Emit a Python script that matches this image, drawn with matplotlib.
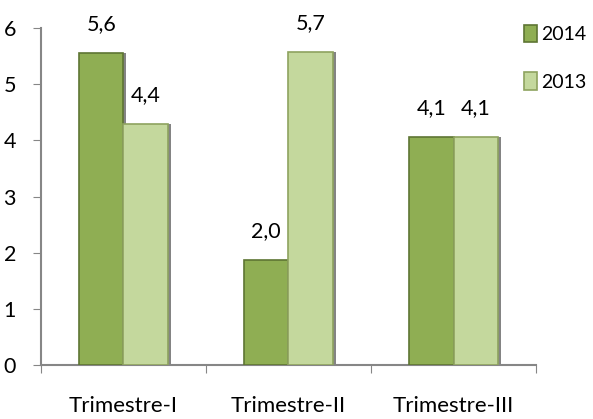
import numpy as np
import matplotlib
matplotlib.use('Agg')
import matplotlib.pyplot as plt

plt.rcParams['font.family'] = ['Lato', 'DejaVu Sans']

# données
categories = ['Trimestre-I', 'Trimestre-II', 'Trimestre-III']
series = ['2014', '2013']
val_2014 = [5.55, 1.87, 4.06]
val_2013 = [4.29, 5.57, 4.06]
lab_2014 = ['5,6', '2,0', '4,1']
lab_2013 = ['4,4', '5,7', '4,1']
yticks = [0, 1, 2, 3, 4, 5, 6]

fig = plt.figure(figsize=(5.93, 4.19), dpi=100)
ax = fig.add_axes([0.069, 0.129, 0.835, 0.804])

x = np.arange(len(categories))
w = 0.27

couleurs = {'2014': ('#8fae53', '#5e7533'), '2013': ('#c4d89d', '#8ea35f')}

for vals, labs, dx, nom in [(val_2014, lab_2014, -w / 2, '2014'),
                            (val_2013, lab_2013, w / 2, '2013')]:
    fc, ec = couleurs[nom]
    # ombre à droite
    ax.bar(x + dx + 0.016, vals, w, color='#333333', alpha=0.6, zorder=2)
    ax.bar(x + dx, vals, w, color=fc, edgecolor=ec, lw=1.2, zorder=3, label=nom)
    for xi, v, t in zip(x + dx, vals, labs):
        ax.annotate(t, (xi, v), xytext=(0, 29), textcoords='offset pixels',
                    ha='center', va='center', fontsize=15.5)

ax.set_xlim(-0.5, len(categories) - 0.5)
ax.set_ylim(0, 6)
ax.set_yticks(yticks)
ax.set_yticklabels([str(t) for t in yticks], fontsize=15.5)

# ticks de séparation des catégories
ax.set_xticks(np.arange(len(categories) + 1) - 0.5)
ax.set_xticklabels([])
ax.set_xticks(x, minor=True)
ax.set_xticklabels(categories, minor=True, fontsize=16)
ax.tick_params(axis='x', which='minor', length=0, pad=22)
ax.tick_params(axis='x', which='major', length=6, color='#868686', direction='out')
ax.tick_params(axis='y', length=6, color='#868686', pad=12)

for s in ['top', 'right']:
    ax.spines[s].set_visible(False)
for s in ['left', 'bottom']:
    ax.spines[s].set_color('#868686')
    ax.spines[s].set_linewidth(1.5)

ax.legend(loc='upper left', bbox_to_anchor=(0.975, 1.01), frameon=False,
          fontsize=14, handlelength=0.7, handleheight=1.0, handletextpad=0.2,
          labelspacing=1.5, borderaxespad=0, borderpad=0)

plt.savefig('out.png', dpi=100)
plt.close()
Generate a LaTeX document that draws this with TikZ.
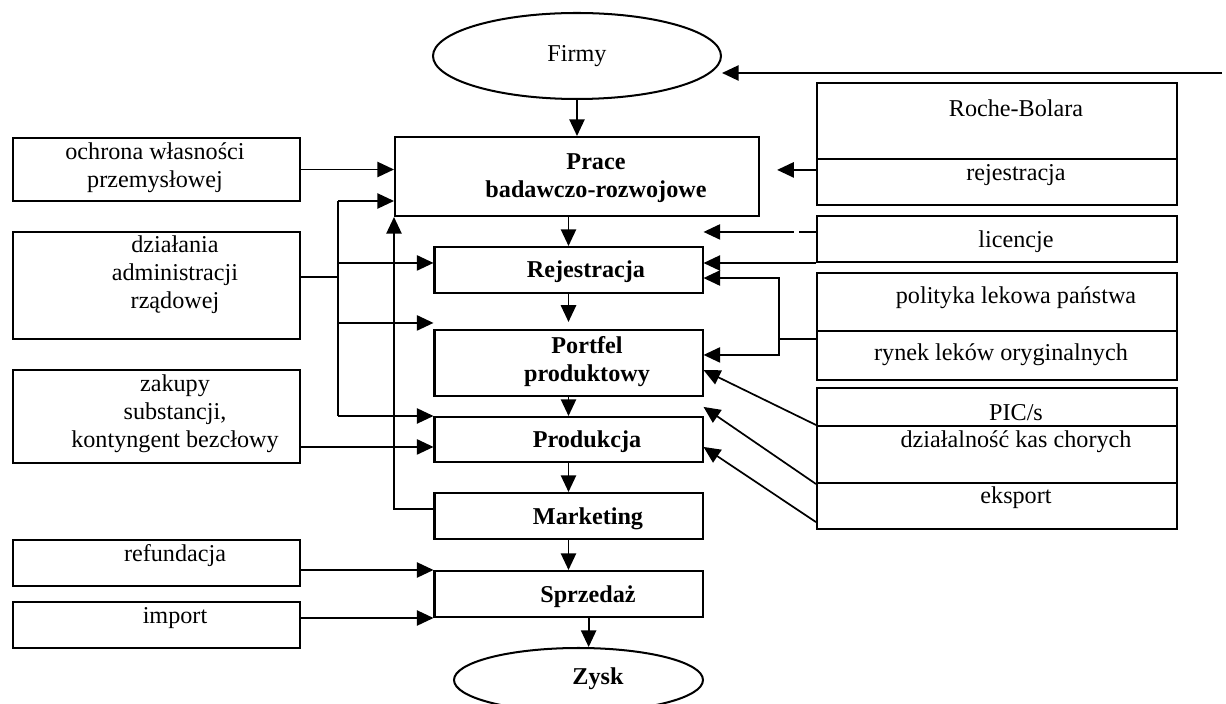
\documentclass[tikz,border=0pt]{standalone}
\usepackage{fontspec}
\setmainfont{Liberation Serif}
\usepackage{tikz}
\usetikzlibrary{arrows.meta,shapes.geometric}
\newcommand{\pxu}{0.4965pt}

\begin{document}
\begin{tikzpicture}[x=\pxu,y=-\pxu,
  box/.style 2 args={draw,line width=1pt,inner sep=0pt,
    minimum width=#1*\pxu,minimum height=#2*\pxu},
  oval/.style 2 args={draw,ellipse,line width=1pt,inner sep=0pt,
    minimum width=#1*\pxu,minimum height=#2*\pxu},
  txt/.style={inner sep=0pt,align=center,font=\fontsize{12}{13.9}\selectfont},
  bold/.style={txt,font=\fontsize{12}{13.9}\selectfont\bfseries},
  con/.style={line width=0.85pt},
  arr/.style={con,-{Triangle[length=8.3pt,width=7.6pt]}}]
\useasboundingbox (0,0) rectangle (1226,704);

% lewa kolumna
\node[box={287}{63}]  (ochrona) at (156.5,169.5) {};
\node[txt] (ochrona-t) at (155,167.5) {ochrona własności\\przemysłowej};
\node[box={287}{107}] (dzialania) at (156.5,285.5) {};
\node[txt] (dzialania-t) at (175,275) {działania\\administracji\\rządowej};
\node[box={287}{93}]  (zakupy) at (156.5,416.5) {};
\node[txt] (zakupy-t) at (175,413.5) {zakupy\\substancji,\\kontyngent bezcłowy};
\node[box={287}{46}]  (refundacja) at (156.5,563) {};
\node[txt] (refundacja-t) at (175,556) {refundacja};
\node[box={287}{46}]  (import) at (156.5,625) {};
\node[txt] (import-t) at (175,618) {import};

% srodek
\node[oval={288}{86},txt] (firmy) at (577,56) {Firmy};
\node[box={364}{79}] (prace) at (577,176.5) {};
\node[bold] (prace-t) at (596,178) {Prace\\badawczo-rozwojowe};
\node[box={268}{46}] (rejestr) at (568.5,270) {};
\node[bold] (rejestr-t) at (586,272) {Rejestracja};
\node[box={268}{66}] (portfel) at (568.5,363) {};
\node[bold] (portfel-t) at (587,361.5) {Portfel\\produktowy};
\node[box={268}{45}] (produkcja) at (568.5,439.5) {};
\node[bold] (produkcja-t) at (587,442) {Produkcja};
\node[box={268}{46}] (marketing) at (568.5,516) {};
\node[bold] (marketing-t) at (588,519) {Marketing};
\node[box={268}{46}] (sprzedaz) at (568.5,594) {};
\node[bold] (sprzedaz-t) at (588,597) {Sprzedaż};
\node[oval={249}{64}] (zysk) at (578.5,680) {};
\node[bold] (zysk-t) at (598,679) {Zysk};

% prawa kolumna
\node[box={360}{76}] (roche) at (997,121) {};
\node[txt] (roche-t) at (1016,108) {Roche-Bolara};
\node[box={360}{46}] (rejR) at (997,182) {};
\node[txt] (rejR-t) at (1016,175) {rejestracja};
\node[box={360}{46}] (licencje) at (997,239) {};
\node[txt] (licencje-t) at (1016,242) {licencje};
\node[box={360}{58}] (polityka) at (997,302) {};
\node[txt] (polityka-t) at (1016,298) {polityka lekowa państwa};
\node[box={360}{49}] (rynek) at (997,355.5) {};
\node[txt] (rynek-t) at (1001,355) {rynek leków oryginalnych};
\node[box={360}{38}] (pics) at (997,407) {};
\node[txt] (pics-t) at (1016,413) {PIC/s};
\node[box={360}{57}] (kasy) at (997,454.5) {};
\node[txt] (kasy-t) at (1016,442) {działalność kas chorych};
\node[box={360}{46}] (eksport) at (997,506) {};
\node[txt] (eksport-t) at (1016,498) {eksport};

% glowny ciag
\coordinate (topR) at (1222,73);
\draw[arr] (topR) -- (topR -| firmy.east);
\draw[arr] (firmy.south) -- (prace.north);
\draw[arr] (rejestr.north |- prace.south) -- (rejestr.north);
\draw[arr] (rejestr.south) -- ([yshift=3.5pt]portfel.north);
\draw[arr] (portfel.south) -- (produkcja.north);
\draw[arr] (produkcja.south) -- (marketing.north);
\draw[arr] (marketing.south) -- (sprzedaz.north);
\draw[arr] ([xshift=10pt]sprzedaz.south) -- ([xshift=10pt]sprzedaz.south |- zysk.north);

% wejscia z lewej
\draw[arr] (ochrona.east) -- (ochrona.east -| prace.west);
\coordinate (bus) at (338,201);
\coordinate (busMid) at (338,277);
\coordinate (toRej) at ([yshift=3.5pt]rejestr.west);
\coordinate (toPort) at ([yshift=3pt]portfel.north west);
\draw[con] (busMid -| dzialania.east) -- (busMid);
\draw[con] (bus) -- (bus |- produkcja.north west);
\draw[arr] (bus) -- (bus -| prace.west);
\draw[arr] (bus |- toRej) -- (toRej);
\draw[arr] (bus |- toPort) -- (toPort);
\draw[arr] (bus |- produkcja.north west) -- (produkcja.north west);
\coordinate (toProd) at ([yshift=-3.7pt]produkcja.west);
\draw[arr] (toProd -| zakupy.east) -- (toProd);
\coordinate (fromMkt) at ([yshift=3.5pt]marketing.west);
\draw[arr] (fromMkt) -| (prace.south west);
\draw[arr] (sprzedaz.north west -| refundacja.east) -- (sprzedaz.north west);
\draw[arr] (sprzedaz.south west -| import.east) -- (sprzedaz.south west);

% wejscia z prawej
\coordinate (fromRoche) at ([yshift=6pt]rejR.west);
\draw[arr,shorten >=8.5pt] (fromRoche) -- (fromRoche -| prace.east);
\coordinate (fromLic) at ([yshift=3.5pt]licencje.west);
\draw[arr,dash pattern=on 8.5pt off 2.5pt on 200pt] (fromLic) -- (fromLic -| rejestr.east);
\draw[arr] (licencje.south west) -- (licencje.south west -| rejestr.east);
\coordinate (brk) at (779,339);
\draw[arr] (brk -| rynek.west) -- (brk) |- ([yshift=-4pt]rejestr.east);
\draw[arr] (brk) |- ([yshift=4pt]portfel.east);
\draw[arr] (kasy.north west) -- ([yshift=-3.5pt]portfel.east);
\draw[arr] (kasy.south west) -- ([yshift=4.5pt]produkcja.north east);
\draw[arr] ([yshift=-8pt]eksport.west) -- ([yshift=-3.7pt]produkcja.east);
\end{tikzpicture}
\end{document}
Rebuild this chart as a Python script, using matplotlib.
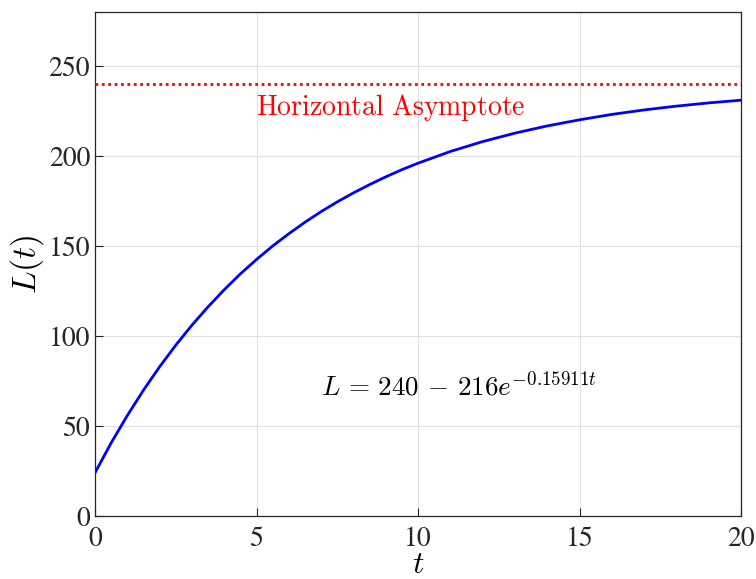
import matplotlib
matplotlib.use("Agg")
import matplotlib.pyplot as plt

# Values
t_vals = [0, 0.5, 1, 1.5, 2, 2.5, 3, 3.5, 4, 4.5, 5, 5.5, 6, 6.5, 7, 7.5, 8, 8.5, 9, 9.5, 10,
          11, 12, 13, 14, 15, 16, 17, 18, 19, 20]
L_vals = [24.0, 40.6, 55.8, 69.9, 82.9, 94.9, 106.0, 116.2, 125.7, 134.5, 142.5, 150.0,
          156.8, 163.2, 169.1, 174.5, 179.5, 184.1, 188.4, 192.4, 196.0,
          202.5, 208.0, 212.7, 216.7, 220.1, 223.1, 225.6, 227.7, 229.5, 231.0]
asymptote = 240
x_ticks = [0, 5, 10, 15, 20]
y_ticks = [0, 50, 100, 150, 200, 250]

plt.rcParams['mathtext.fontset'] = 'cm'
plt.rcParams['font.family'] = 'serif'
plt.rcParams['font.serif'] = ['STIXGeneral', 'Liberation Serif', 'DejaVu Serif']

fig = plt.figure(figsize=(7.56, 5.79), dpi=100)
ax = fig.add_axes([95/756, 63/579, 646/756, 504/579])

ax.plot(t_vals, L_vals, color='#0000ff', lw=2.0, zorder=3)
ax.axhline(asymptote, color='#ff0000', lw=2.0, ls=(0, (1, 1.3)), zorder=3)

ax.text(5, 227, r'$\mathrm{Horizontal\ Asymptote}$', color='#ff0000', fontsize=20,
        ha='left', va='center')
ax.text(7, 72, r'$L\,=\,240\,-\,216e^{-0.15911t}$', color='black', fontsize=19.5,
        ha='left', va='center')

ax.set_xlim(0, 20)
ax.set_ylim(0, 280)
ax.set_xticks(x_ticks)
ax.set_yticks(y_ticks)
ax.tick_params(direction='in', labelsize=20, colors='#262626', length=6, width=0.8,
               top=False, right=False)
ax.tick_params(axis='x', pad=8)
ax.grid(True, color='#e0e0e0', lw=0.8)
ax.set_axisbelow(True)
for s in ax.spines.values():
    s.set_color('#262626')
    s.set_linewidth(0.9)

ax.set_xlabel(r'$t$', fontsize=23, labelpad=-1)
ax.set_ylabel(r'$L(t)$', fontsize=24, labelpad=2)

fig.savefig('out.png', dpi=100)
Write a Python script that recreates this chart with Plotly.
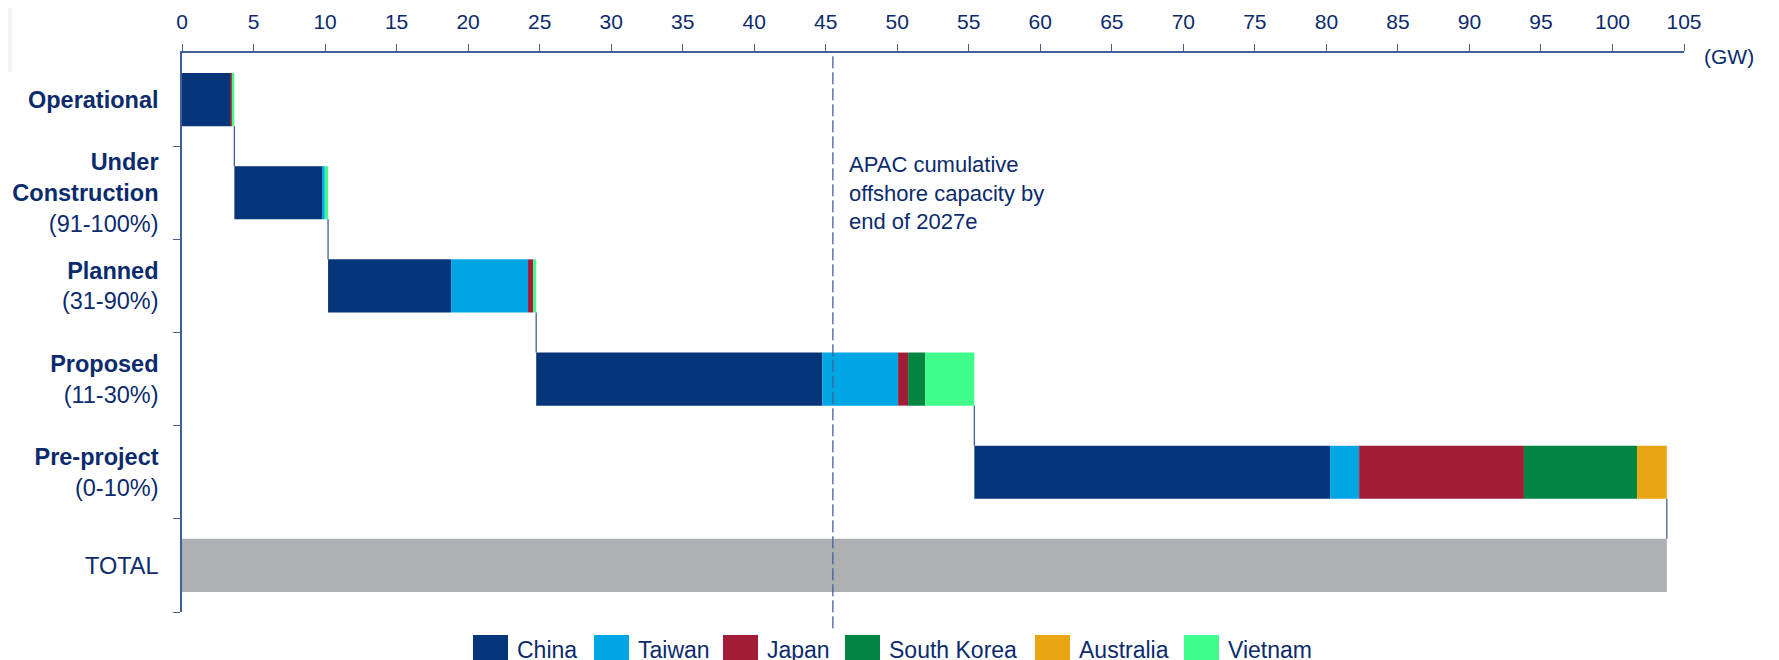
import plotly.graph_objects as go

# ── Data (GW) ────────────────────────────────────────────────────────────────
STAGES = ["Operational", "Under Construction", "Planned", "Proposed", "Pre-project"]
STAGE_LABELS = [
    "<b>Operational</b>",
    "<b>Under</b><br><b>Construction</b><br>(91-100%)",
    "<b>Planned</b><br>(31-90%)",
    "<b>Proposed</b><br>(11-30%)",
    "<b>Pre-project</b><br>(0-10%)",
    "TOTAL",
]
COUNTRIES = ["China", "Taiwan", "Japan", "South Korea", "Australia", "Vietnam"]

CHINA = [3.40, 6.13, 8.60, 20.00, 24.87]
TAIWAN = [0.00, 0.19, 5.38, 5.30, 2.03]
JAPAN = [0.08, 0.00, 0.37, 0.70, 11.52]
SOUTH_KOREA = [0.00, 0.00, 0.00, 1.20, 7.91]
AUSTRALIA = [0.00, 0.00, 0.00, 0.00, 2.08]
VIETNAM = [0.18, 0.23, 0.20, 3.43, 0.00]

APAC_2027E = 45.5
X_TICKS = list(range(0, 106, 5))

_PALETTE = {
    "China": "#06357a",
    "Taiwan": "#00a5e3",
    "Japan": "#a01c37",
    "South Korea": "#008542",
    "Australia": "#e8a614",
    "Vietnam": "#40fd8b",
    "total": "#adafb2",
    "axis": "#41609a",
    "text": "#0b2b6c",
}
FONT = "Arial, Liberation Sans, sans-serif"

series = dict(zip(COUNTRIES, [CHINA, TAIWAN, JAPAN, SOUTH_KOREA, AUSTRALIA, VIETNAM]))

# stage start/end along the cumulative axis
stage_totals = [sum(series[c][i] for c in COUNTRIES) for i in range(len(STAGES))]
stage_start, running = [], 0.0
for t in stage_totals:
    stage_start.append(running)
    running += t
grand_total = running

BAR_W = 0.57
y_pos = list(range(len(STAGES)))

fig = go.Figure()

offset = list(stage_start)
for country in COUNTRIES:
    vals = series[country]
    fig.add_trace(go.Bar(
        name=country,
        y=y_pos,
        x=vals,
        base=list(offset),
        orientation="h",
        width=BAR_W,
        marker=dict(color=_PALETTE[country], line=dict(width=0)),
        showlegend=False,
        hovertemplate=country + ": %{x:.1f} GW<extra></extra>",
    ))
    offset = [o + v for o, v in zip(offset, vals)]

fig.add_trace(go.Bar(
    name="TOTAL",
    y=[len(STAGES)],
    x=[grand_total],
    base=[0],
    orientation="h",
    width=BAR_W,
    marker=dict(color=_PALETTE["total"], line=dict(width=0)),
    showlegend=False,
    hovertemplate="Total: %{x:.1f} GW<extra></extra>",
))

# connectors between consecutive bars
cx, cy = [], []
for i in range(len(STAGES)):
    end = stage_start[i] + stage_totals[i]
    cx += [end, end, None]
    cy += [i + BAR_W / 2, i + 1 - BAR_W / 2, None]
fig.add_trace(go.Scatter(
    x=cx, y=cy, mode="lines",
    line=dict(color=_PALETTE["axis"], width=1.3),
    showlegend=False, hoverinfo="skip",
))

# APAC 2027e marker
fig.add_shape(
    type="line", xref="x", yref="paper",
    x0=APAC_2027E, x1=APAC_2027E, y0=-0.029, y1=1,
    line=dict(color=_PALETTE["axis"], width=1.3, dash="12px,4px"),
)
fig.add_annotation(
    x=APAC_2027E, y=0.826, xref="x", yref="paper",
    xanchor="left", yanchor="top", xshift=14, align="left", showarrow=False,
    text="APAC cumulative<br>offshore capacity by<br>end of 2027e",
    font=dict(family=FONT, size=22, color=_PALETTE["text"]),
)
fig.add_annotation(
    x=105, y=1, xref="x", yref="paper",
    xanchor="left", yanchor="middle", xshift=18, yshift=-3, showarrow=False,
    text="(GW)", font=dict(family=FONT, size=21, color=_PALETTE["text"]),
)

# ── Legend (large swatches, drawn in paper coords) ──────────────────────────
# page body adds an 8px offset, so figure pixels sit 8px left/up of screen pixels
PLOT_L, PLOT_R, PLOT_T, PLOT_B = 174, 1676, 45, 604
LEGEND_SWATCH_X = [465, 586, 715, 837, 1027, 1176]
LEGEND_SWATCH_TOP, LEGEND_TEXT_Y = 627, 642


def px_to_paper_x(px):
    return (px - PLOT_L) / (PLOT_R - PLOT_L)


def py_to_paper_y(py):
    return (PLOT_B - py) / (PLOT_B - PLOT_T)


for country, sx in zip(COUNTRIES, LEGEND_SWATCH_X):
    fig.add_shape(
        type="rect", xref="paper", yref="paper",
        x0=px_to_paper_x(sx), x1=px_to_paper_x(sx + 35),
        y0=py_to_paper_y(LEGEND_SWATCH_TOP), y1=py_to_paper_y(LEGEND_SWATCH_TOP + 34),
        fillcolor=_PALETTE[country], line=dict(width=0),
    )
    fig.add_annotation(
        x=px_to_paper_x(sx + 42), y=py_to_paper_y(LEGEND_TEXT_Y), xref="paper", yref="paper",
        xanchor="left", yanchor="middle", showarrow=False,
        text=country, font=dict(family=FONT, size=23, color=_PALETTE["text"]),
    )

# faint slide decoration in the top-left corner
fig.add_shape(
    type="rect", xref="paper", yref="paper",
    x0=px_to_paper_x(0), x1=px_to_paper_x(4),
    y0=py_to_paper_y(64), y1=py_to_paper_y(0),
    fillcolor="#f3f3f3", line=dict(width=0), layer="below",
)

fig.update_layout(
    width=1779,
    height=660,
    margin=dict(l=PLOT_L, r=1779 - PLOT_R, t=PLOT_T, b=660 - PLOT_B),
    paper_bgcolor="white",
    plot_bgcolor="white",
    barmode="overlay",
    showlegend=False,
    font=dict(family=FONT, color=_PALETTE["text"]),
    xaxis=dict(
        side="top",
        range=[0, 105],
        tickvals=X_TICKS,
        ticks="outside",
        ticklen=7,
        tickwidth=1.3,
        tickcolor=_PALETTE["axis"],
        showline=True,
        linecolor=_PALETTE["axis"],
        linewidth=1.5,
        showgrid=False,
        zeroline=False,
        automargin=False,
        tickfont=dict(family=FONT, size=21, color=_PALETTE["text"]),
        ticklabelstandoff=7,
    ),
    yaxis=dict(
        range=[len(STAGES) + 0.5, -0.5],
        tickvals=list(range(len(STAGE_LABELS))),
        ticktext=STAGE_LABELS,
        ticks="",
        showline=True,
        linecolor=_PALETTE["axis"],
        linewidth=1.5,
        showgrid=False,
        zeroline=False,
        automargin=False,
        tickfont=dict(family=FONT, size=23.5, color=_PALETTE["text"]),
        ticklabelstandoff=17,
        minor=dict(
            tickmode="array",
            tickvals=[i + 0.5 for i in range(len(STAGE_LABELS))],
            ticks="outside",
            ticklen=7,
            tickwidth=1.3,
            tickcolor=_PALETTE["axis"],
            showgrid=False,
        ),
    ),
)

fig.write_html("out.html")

----------

Requirements: Up to and including the line that contains "plt.rcParams['font.family'] = ['Lato', 'DejaVu", print the records above exactly from their first line, without any pictures.

Exercise answer:
Emit a Python script that matches this image, drawn with matplotlib.
import numpy as np
import matplotlib
matplotlib.use('Agg')
import matplotlib.pyplot as plt

plt.rcParams['font.family'] = ['Lato', 'DejaVu Sans']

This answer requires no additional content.